[Items listed in a dataset]
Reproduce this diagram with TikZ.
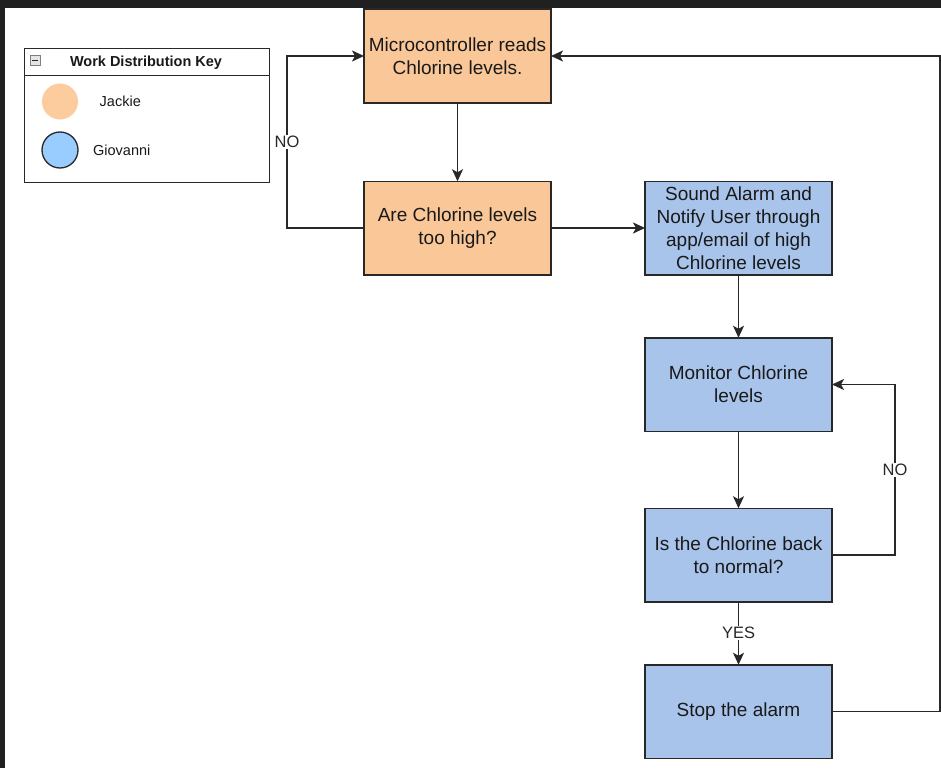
\documentclass[tikz,border=0pt]{standalone}
\usepackage{fontspec}
\setmainfont{Liberation Sans}
\usepackage{tikz}
\usetikzlibrary{arrows.meta,positioning}
\usepackage{xcolor}
\definecolor{jackiefill}{RGB}{250,200,152}
\definecolor{giofill}{RGB}{169,196,235}
\definecolor{jackiedot}{RGB}{252,204,158}
\definecolor{giodot}{RGB}{153,204,255}
\definecolor{linegray}{RGB}{40,40,40}
\definecolor{textdark}{RGB}{25,25,25}
\definecolor{band}{RGB}{32,32,32}

\begin{document}
\begin{tikzpicture}[
    x=1pt, y=1pt,
    node distance=79pt and 94pt,
    box/.style={draw=linegray, line width=1.5pt, minimum height=93.5pt, minimum width=187pt,
                inner sep=0pt, outer sep=0pt, align=center, text=textdark, font=\fontsize{19}{23}\selectfont},
    lbl/.style={fill=white, inner sep=1pt, text=linegray, font=\fontsize{16.5}{18}\selectfont},
    keytext/.style={text=textdark, font=\fontsize{14.5}{16}\selectfont},
    dot/.style={circle, minimum size=36pt, inner sep=0pt},
    arrow/.style={-{Stealth[length=12pt, width=11pt, inset=3pt]}, draw=linegray, line width=1.6pt},
]

% page and screen edges
\useasboundingbox (0,0) rectangle (941,-768);
\fill[white] (0,0) rectangle (941,-768);
\fill[band] (0,0) rectangle (941,-8);
\fill[band] (0,0) rectangle (5,-768);

% Key
\node[draw=linegray, line width=0.9pt, minimum width=245pt, minimum height=134pt] (key) at (146.5,-115) {};
\node[minimum width=245pt, minimum height=28pt, anchor=north, inner sep=0pt, outer sep=0pt] (keyhead) at (key.north) {};
\draw[linegray, line width=0.9pt] (keyhead.south west) -- (keyhead.south east);
\node[font=\bfseries\fontsize{14.5}{16}\selectfont, text=textdark] (keytitle) at (146,-62.5) {Work Distribution Key};
\node[draw=gray, fill=gray!20, line width=0.8pt, minimum size=10pt, inner sep=0pt] (collapse) at (35,-60.5) {};
\draw[linegray, line width=1.1pt] ([xshift=2.5pt]collapse.west) -- ([xshift=-2.5pt]collapse.east);

\node[dot, fill=jackiedot] (jackiedot) at (60,-101.5) {};
\node[keytext, right=18pt of jackiedot] (jackie) {Jackie};
\node[dot, fill=giodot, draw=linegray, line width=1.3pt] (giodot) at (60,-150) {};
\node[keytext, right=11pt of giodot] (giovanni) {Giovanni};

% Jackie
\node[box, fill=jackiefill] (micro) at (457.5,-56) {Microcontroller reads\\Chlorine levels.};
\node[box, fill=jackiefill, below=78.5pt of micro] (toohigh) {Are Chlorine levels\\too high?};

% Giovanni
\node[box, fill=giofill, right=of toohigh] (alarm) {Sound Alarm and\\Notify User through\\app/email of high\\Chlorine levels};
\node[box, fill=giofill, below=63pt of alarm] (monitor) {Monitor Chlorine\\levels};
\node[box, fill=giofill, below=77pt of monitor] (normal) {Is the Chlorine back\\to normal?};
\node[box, fill=giofill, below=63pt of normal] (stop) {Stop the alarm};

% Flow
\draw[arrow] (micro) -- (toohigh);
\draw[arrow] (toohigh) -- (alarm);
\draw[arrow] (toohigh.west) -- ++(-77,0) |- node[lbl, pos=0.25] {NO} (micro.west);
\draw[arrow] (alarm) -- (monitor);
\draw[arrow] (monitor) -- (normal);
\draw[arrow] (normal.east) -- ++(63,0) |- node[lbl, pos=0.25] {NO} (monitor.east);
\draw[arrow] (normal) -- node[lbl] {YES} (stop);
\draw[arrow] (stop.east) -- ++(108,0) |- (micro.east);

\end{tikzpicture}
\end{document}
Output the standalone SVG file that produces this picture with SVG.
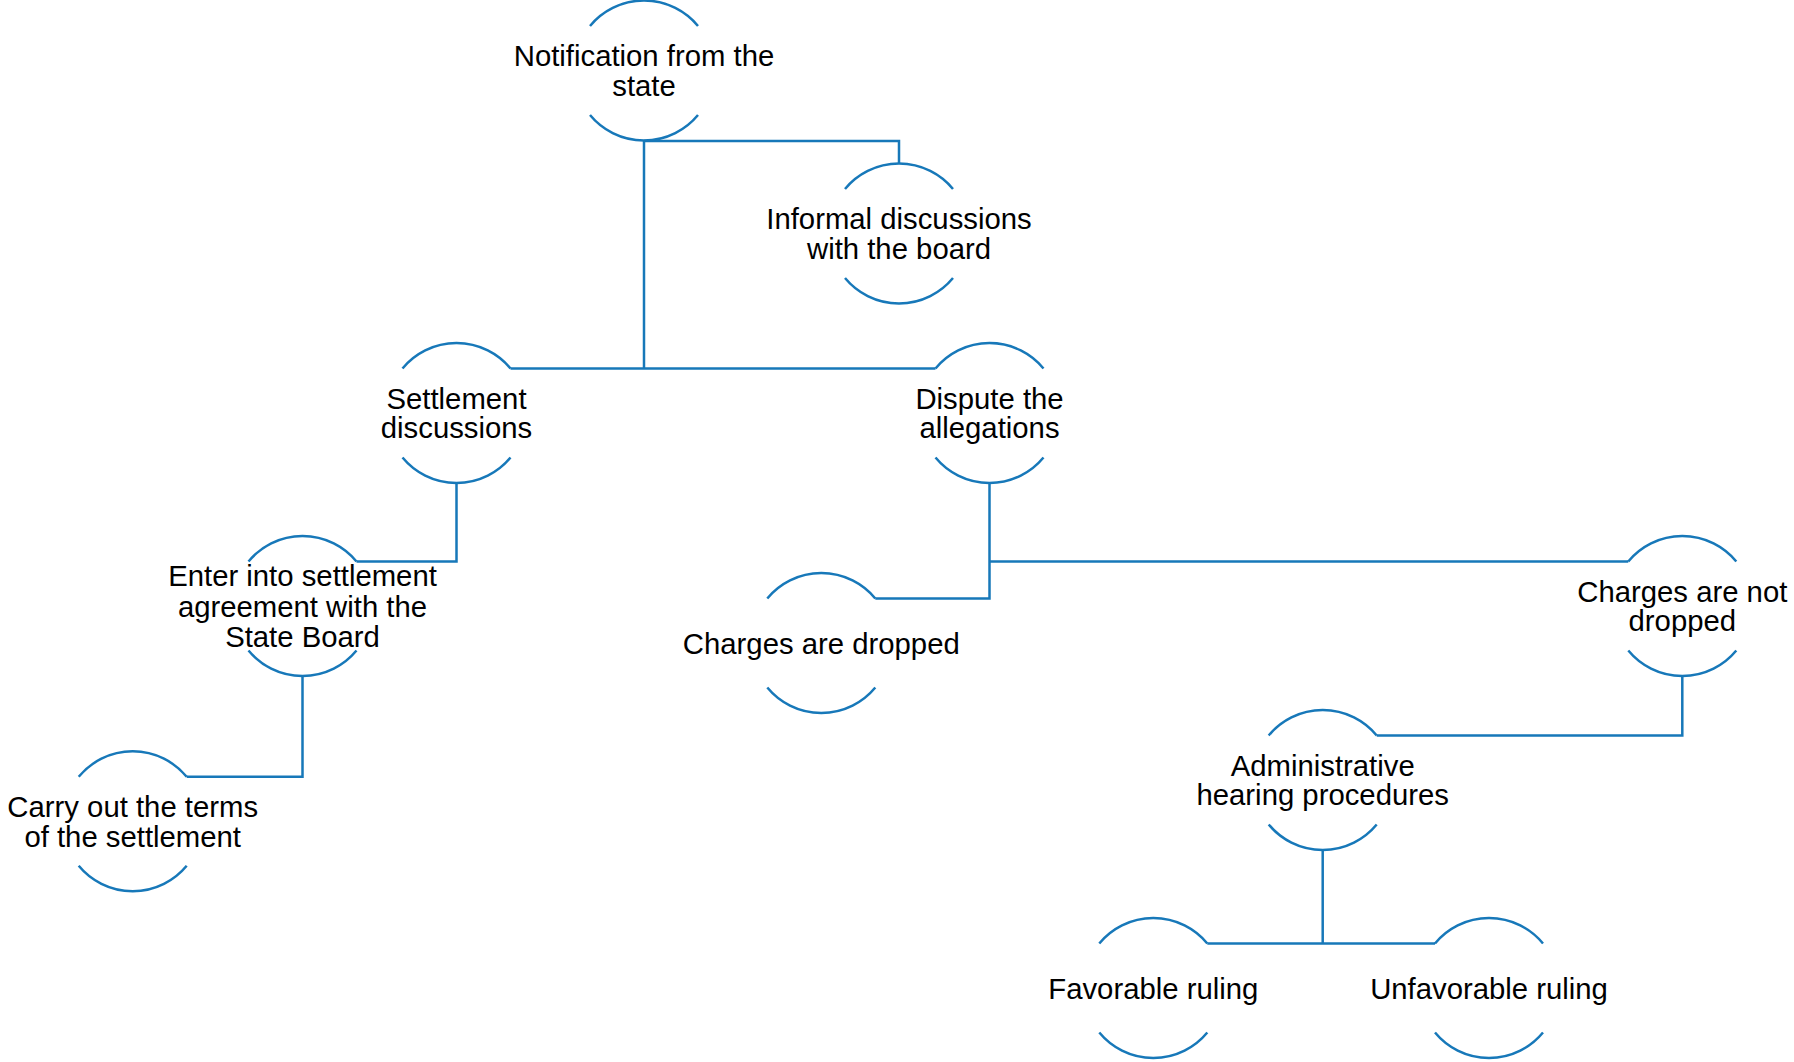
<svg xmlns="http://www.w3.org/2000/svg" width="1794" height="1062" viewBox="0 0 1794 1062">
<defs>
<style>
.arc{fill:none;stroke:#1778B9;stroke-width:2.5}
.con{fill:none;stroke:#1778B9;stroke-width:2.5}
.t{font-family:"Liberation Sans",Arial,sans-serif;font-size:29.3px;fill:#000;text-anchor:middle}
</style>
<g id="shape">
<path id="cap" class="arc" d="M-54,-44.5 A70,70 0 0,1 54,-44.5 M-54,44.5 A70,70 0 0,0 54,44.5"/>
</g>
</defs>
<rect width="1794" height="1062" fill="#fff"/>
<g id="connectors">
<path class="con" d="M644,141 V368.5"/>
<path class="con" d="M644,141 H899 V163.5"/>
<path class="con" d="M510.5,368.5 H935.5"/>
<path class="con" d="M456.5,483.5 V561.5 H356.5"/>
<path class="con" d="M302.5,676.5 V776.8 H186.7"/>
<path class="con" d="M989.5,483.5 V598.5 H875.3"/>
<path class="con" d="M989.5,561.5 H1628.3"/>
<path class="con" d="M1682.3,676.5 V735.5 H1376.7"/>
<path class="con" d="M1322.7,850.5 V943.5"/>
<path class="con" d="M1207.3,943.5 H1435"/>
</g>
<g id="n-notification" transform="translate(644,70.5)">
<use href="#cap"/>
<text class="t" y="-4.3">Notification from the</text>
<text class="t" y="25.4">state</text>
</g>
<g id="n-informal" transform="translate(899,233.5)">
<use href="#cap"/>
<text class="t" y="-4.3">Informal discussions</text>
<text class="t" y="25.4">with the board</text>
</g>
<g id="n-settlement" transform="translate(456.5,413)">
<use href="#cap"/>
<text class="t" y="-4.3">Settlement</text>
<text class="t" y="25.4">discussions</text>
</g>
<g id="n-dispute" transform="translate(989.5,413)">
<use href="#cap"/>
<text class="t" y="-4.3">Dispute the</text>
<text class="t" y="25.4">allegations</text>
</g>
<g id="n-enter" transform="translate(302.5,606)">
<use href="#cap"/>
<text class="t" y="-20">Enter into settlement</text>
<text class="t" y="10.5">agreement with the</text>
<text class="t" y="40.8">State Board</text>
</g>
<g id="n-carry" transform="translate(132.7,821.3)">
<use href="#cap"/>
<text class="t" y="-4.3">Carry out the terms</text>
<text class="t" y="25.4">of the settlement</text>
</g>
<g id="n-dropped" transform="translate(821.3,643)">
<use href="#cap"/>
<text class="t" y="11">Charges are dropped</text>
</g>
<g id="n-notdropped" transform="translate(1682.3,606)">
<use href="#cap"/>
<text class="t" y="-4.3">Charges are not</text>
<text class="t" y="25.4">dropped</text>
</g>
<g id="n-admin" transform="translate(1322.7,780)">
<use href="#cap"/>
<text class="t" y="-4.3">Administrative</text>
<text class="t" y="25.4">hearing procedures</text>
</g>
<g id="n-favorable" transform="translate(1153.3,988)">
<use href="#cap"/>
<text class="t" y="11">Favorable ruling</text>
</g>
<g id="n-unfavorable" transform="translate(1489,988)">
<use href="#cap"/>
<text class="t" y="11">Unfavorable ruling</text>
</g>
</svg>
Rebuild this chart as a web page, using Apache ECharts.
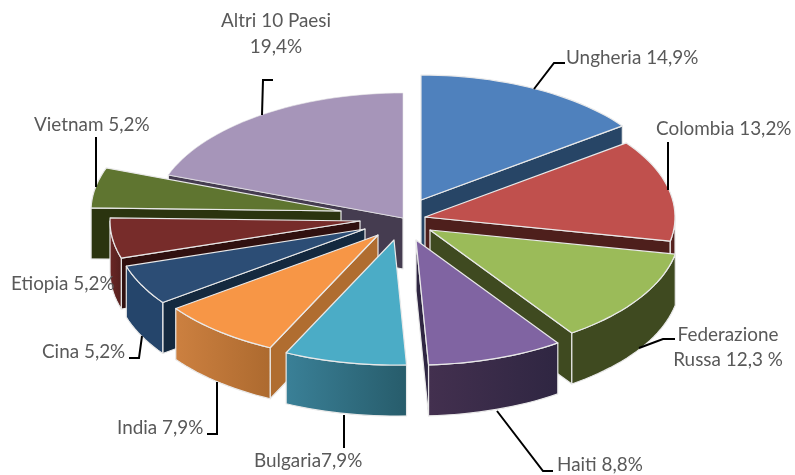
<!DOCTYPE html>
<html><head><meta charset="utf-8">
<style>html,body{margin:0;padding:0;background:#fff}#c{width:795px;height:475px}</style>
<script src="https://cdn.jsdelivr.net/npm/echarts@6/dist/echarts.min.js"></script>
</head><body><div id="c"></div>
<script>
const categories = ['Ungheria','Colombia','Federazione Russa','Haiti','Bulgaria','India','Cina','Etiopia','Vietnam','Altri 10 Paesi'];
const values = [14.9,13.2,12.3,8.8,7.9,7.9,5.2,5.2,5.2,19.4];
const labelLines = [['Ungheria 14,9%'],['Colombia 13,2%'],['Federazione','Russa 12,3 %'],['Haiti 8,8%'],['Bulgaria7,9%'],['India 7,9%'],['Cina 5,2%'],['Etiopia 5,2%'],['Vietnam 5,2%'],['Altri 10 Paesi','19,4%']];
// styling and layout (not data)
const topColors = ['#4f81bd','#c0504d','#9bbb59','#8064a2','#4bacc6','#f79646','#2c4d75','#772c2a','#5f7530','#a695b9'];
const wallColors = ['#274566','#4e1f1c','#3f4a20','#2f2642','#2a6172','#b06d30','#14293f','#30100f','#2b340f','#453c50'];
const rimFrom = ['#274566','#5e2523','#3f4a20','#43304f','#3a8097','#cc8040','#25456b','#6a2725','#2b340f','#453c50'];
const rimTo   = ['#274566','#4e1f1c','#3f4a20','#2f2642','#275c6b','#ad6a2f','#25456b','#55201e','#2b340f','#453c50'];
const pullX = [9,13,18,4,-18,-34,-47,-52,-71,-9];
const pullY = [-22,-5,8,18,18,13,7,-1,-11,-4];
const labelX = [566,656,728,557,254,117,42,11,34,276];
const labelY = [58,129,335,465,461,428,352,284,125,21];
const labelAlign = ['left','left','center','left','left','left','left','left','left','center'];
const leaders = [
 [[534,89],[554,63],[565,63]],
 [[668,190],[668,142]],
 [[639,348],[663,339],[675,339]],
 [[497,411],[543,471],[553,471]],
 [[344,415],[344,448]],
 [[217,382],[217,434],[207,434]],
 [[142,336],[139,358],[129,358]],
 [],
 [[96,187],[96,137]],
 [[262,115],[263,80],[273,80]]
];
const CX=412, CY=222, RX=250, RY=125, H=51, LINE_H=26;
const total = values.reduce((a,b)=>a+b,0);
const starts = []; let acc=0;
values.forEach(v=>{starts.push(acc/total*360); acc+=v;});
const rad = d=>d*Math.PI/180;
const order = values.map((v,i)=>i).sort((a,b)=>Math.cos(rad(starts[b]+values[b]/total*180))-Math.cos(rad(starts[a]+values[a]/total*180)));
const STROKE = '#e9e9e9';

function renderSlice(params, api){
  const i = api.value(0), v = api.value(1);
  const s = starts[i], e = s + v/total*360;
  const ax = CX+pullX[i], ay = CY+pullY[i];
  const pt = (t,dy=0)=>[ax+RX*Math.sin(rad(t)), ay-RY*Math.cos(rad(t))+dy];
  const arc = (a,b,dy=0)=>{const n=Math.max(2,Math.ceil((b-a)/2)),o=[];for(let k=0;k<=n;k++)o.push(pt(a+(b-a)*k/n,dy));return o;};
  const kids=[];
  const poly=(points,fill,lw)=>kids.push({type:'polygon',shape:{points},style:{fill,stroke:STROKE,lineWidth:lw===undefined?1.2:lw,lineJoin:'round'}});
  if(Math.sin(rad(s))<0) poly([[ax,ay],pt(s),pt(s,H),[ax,ay+H]],wallColors[i]);
  if(Math.sin(rad(e))>0) poly([[ax,ay],pt(e),pt(e,H),[ax,ay+H]],wallColors[i]);
  const a=Math.max(s,90), b=Math.min(e,270);
  if(b>a){
    const up=arc(a,b), dn=arc(a,b,H).reverse();
    const xs=up.map(p=>p[0]);
    const x0=Math.min(...xs), x1=Math.max(...xs);
    poly(up.concat(dn), new echarts.graphic.LinearGradient(x0,0,x1,0,[{offset:0,color:rimFrom[i]},{offset:1,color:rimTo[i]}],true));
  }
  poly([[ax,ay]].concat(arc(s,e)),topColors[i], i===9?0.6:1.2);
  return {type:'group',children:kids};
}
function renderLabel(params, api){
  const i = api.value(0);
  const kids=[];
  if(leaders[i].length) kids.push({type:'polyline',shape:{points:leaders[i]},style:{fill:'none',stroke:'#000',lineWidth:2}});
  labelLines[i].forEach((t,k)=>kids.push({type:'text',style:{text:t,x:labelX[i],y:labelY[i]+k*(i===2?25:LINE_H),align:labelAlign[i],verticalAlign:'middle',fill:'#595959',font:'18.9px Lato'}}));
  return {type:'group',children:kids};
}
const chart = echarts.init(document.getElementById('c'),null,{renderer:'canvas'});
chart.setOption({
  animation:false,
  backgroundColor:'#fff',
  xAxis:{show:false},yAxis:{show:false},
  series:[
    {type:'custom',name:'Paesi',coordinateSystem:'none',silent:true,clip:false,z:2,renderItem:renderSlice,data:order.map(i=>[i,values[i],categories[i]])},
    {type:'custom',name:'Etichette',coordinateSystem:'none',silent:true,clip:false,z:3,renderItem:renderLabel,data:values.map((v,i)=>[i,v,categories[i]])}
  ]
});
</script></body></html>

Required work
The string "standalone" may appear in lines of the listing above; tally those lines and give the number only.

Answer to this problem
2